NO WRITER ATTRIBUTED

With close to thirty men and women walking quietly and carrying placards in a long lazy, oval, five and a quarter hours of picketing the Club 100 ended almost without incident at 12:45 o'clock this morning.

The demonstration, called for on Tuesday evening by the University-wide Committee on Discrimination, was supported by Radcliffe and Cambridge groups and was judged by observers to have been more than moderately successful.

Patronage Reduced

Aimed especially at non-University patrons of the Club, it was reported that the picketing, under the direction of Geoffrey White '48, had definitely reduced the normal weekday percentage of such customers.

Several groups of students, predominently from the final clubs, passed through the line and into the nightclub, throwing jeers and taunts at the pickets moving slowly at five foot intervals along the sidewalk.

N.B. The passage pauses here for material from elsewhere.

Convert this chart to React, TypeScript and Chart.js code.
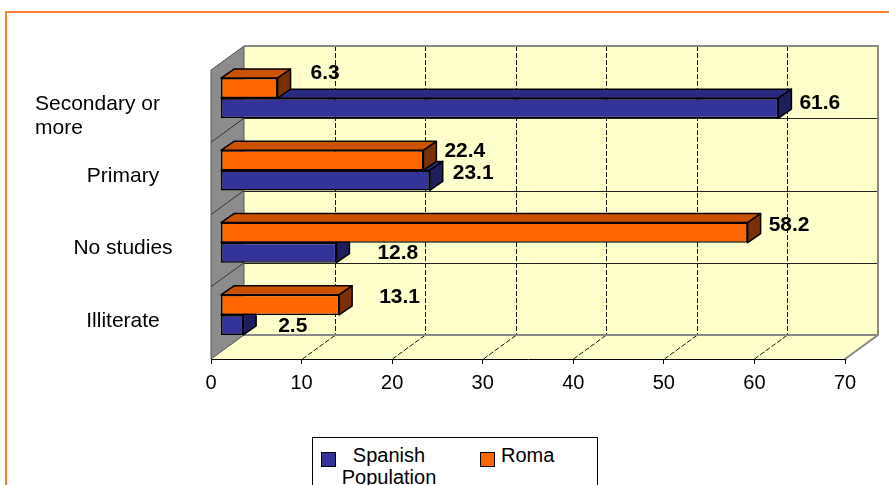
import React, { useEffect, useRef } from 'react';
import { Chart, registerables } from 'chart.js';

Chart.register(...registerables);

// ---- data ----
const categories: (string | string[])[] = [['Secondary or', 'more'], 'Primary', 'No studies', 'Illiterate'];
const seriesNames = ['Roma', 'Spanish Population'];
const romaValues = [6.3, 22.4, 58.2, 13.1];
const spanishValues = [61.6, 23.1, 12.8, 2.5];
const xMin = 0;
const xMax = 70;
const xStep = 10;

// ---- styles ----
const FONT = '"Liberation Sans", Arial, sans-serif';
const frontColors = ['#ff6600', '#333399'];
const topColors = ['#cc5200', '#2a2a80'];
const sideColors = ['#7a3000', '#1e1e5c'];
const WALL_DX = 33, WALL_DY = -24;
const BAR_SHIFT_X = 9.5, BAR_SHIFT_Y = -8;
const BAR_DX = 13, BAR_DY = -9;
const LABEL_DX = 21, LABEL_DY = -7;
// per-label nudges [dataset][index] -> [dx, dy]
const labelNudges = [
  [[12, -8], [0, -2], [0, 0], [19, -1]],
  [[0, 2], [2, 0], [20, 8], [14, 8]],
];

function poly(ctx: CanvasRenderingContext2D, pts: number[][]) {
  ctx.beginPath();
  ctx.moveTo(pts[0][0], pts[0][1]);
  for (let i = 1; i < pts.length; i++) ctx.lineTo(pts[i][0], pts[i][1]);
  ctx.closePath();
}

const threeD = {
  id: 'threeD',
  beforeDraw(chart: any) {
    const { ctx, chartArea: a, scales } = chart;
    const xs = scales.x, ys = scales.y;
    const L = a.left, R = a.right, T = a.top, B = a.bottom;
    const dx = WALL_DX, dy = WALL_DY;
    ctx.save();
    ctx.fillStyle = '#ffffcc';
    ctx.fillRect(L + dx, T + dy, R - L, B - T);
    poly(ctx, [[L, B], [R, B], [R + dx, B + dy], [L + dx, B + dy]]);
    ctx.fill();
    // dashed value gridlines on back wall and floor
    ctx.strokeStyle = '#111';
    ctx.lineWidth = 1;
    ctx.setLineDash([5, 2]);
    xs.ticks.forEach((t: any) => {
      if (t.value <= xs.min || t.value >= xs.max) return;
      const px = Math.round(xs.getPixelForValue(t.value)) + 0.5;
      ctx.beginPath();
      ctx.moveTo(px + dx, T + dy);
      ctx.lineTo(px + dx, B + dy);
      ctx.moveTo(px, B);
      ctx.lineTo(px + dx, B + dy);
      ctx.stroke();
    });
    ctx.setLineDash([]);
    // category boundaries on back wall
    const n = ys.ticks.length;
    ctx.strokeStyle = '#222';
    for (let i = 1; i < n; i++) {
      const yb = Math.round((ys.getPixelForTick(i - 1) + ys.getPixelForTick(i)) / 2) + 0.5;
      ctx.beginPath();
      ctx.moveTo(L + dx, yb + dy);
      ctx.lineTo(R + dx, yb + dy);
      ctx.stroke();
    }
    // side wall
    poly(ctx, [[L, T], [L + dx, T + dy], [L + dx, B + dy], [L, B]]);
    ctx.fillStyle = '#8c8c8c';
    ctx.fill();
    ctx.strokeStyle = '#555';
    ctx.lineWidth = 1;
    ctx.stroke();
    ctx.strokeStyle = '#333';
    for (let i = 1; i < n; i++) {
      const yb = (ys.getPixelForTick(i - 1) + ys.getPixelForTick(i)) / 2;
      ctx.beginPath();
      ctx.moveTo(L, yb);
      ctx.lineTo(L + dx, yb + dy);
      ctx.stroke();
    }
    // wall borders
    ctx.strokeStyle = '#888';
    ctx.lineWidth = 2;
    ctx.beginPath();
    ctx.moveTo(L + dx, T + dy);
    ctx.lineTo(R + dx, T + dy);
    ctx.lineTo(R + dx, B + dy);
    ctx.lineTo(R, B);
    ctx.moveTo(L + dx, B + dy);
    ctx.lineTo(R + dx, B + dy);
    ctx.stroke();
    ctx.restore();
  },
  beforeDatasetsDraw(chart: any) {
    chart.ctx.save();
    chart.ctx.translate(BAR_SHIFT_X, BAR_SHIFT_Y);
  },
  afterDatasetDraw(chart: any, args: any) {
    const ctx = chart.ctx;
    const di = args.index;
    ctx.save();
    ctx.lineWidth = 1.5;
    ctx.strokeStyle = '#000';
    ctx.lineJoin = 'round';
    args.meta.data.forEach((bar: any) => {
      const p = bar.getProps(['x', 'y', 'base', 'height'], true);
      const top = p.y - p.height / 2;
      const bot = p.y + p.height / 2;
      const x0 = p.base, x1 = p.x;
      poly(ctx, [[x0, top], [x1, top], [x1 + BAR_DX, top + BAR_DY], [x0 + BAR_DX, top + BAR_DY]]);
      ctx.fillStyle = topColors[di];
      ctx.fill();
      ctx.stroke();
      poly(ctx, [[x1, top], [x1 + BAR_DX, top + BAR_DY], [x1 + BAR_DX, bot + BAR_DY], [x1, bot]]);
      ctx.fillStyle = sideColors[di];
      ctx.fill();
      ctx.stroke();
    });
    ctx.restore();
  },
  afterDatasetsDraw(chart: any) {
    const ctx = chart.ctx;
    ctx.restore();
    ctx.save();
    ctx.font = `bold 21px ${FONT}`;
    ctx.fillStyle = '#000';
    ctx.textAlign = 'left';
    ctx.textBaseline = 'middle';
    chart.data.datasets.forEach((ds: any, di: number) => {
      const meta = chart.getDatasetMeta(di);
      meta.data.forEach((bar: any, i: number) => {
        const p = bar.getProps(['x', 'y'], true);
        const nd = labelNudges[di][i];
        ctx.fillText(String(ds.data[i]), p.x + BAR_SHIFT_X + LABEL_DX + nd[0], p.y + BAR_SHIFT_Y + LABEL_DY + nd[1]);
      });
    });
    ctx.restore();
  },
  afterDraw(chart: any) {
    const ctx = chart.ctx;
    const ys = chart.scales.y;
    ctx.save();
    ctx.font = `21px ${FONT}`;
    ctx.fillStyle = '#000';
    ctx.textBaseline = 'middle';
    (chart.data.labels as any[]).forEach((lab, i) => {
      const yc = ys.getPixelForTick(i);
      if (Array.isArray(lab)) {
        ctx.textAlign = 'left';
        lab.forEach((line: string, k: number) => ctx.fillText(line, 35, yc - 2 + k * 24));
      } else {
        ctx.textAlign = 'center';
        ctx.fillText(lab, 123, yc - 2);
      }
    });
    ctx.restore();
  },
};

export default function App() {
  const ref = useRef<HTMLCanvasElement>(null);
  useEffect(() => {
    if (!ref.current) return;
    const chart = new Chart(ref.current, {
      type: 'bar',
      data: {
        labels: categories as any,
        datasets: [
          { label: seriesNames[0], data: romaValues, backgroundColor: frontColors[0] },
          { label: seriesNames[1], data: spanishValues, backgroundColor: frontColors[1] },
        ],
      },
      options: {
        indexAxis: 'y',
        responsive: false,
        animation: false,
        layout: { padding: { top: 70, right: 44, bottom: 0, left: 0 } },
        datasets: {
          bar: {
            categoryPercentage: 0.554,
            barPercentage: 1,
            borderColor: '#000',
            borderWidth: 1.5,
            borderSkipped: false,
            clip: false as any,
          },
        },
        plugins: { legend: { display: false }, tooltip: { enabled: false } },
        scales: {
          x: {
            min: xMin,
            max: xMax,
            ticks: { stepSize: xStep, color: '#000', font: { family: FONT, size: 20 }, padding: 7 },
            grid: { drawOnChartArea: false, drawTicks: true, tickLength: 5, color: '#000' },
            border: { display: true, color: '#000', width: 1 },
            afterFit: (s: any) => { s.height = 126; },
          },
          y: {
            ticks: { display: false },
            grid: { display: false },
            border: { display: false },
            afterFit: (s: any) => { s.width = 211; },
          },
        },
      },
      plugins: [threeD],
    });
    return () => chart.destroy();
  }, []);

  const legendItems = [1, 0].map((di) => ({ name: seriesNames[di], color: frontColors[di] }));

  return (
    <div style={{ position: 'absolute', left: 0, top: 0, width: 889, height: 485, overflow: 'hidden', background: '#fff' }}>
      <div style={{ position: 'absolute', left: 5, top: 11, width: 950, height: 550, borderLeft: '2px solid #ff7d2e', borderTop: '2px solid #ff7d2e' }} />
      <canvas ref={ref} width={889} height={485} style={{ position: 'absolute', left: 0, top: 0, display: 'block' }} />
      <div style={{ position: 'absolute', left: 312, top: 437, width: 286, height: 70, border: '1px solid #000', boxSizing: 'border-box', background: '#fff', fontFamily: FONT, fontSize: 20, lineHeight: '22px', color: '#000' }}>
        <div style={{ position: 'absolute', left: 8, top: 14, width: 15, height: 15, boxSizing: 'border-box', border: '1.5px solid #000', background: legendItems[0].color }} />
        <div style={{ position: 'absolute', left: 21, top: 6, width: 110, textAlign: 'center' }}>{legendItems[0].name}</div>
        <div style={{ position: 'absolute', left: 167, top: 14, width: 15, height: 15, boxSizing: 'border-box', border: '1.5px solid #000', background: legendItems[1].color }} />
        <div style={{ position: 'absolute', left: 188, top: 6, whiteSpace: 'nowrap' }}>{legendItems[1].name}</div>
      </div>
    </div>
  );
}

There were on fiare-ups and no violence throughout the night.

7 Policemen on Hand

Seven Cambridge policemen were detailed to keep to peace at the Club, but most of their work consisted in ejecting inebriated by-standers from positions in the line which they insisted on taking up.

The line was set up shortly after 7:30 o'clock, following a briefing meeting for all pickets and a distribution of "End Discrimination" signs. It was decided to call it a night at 12:45 o'clock, when only 15 minutes of business remained to the Club.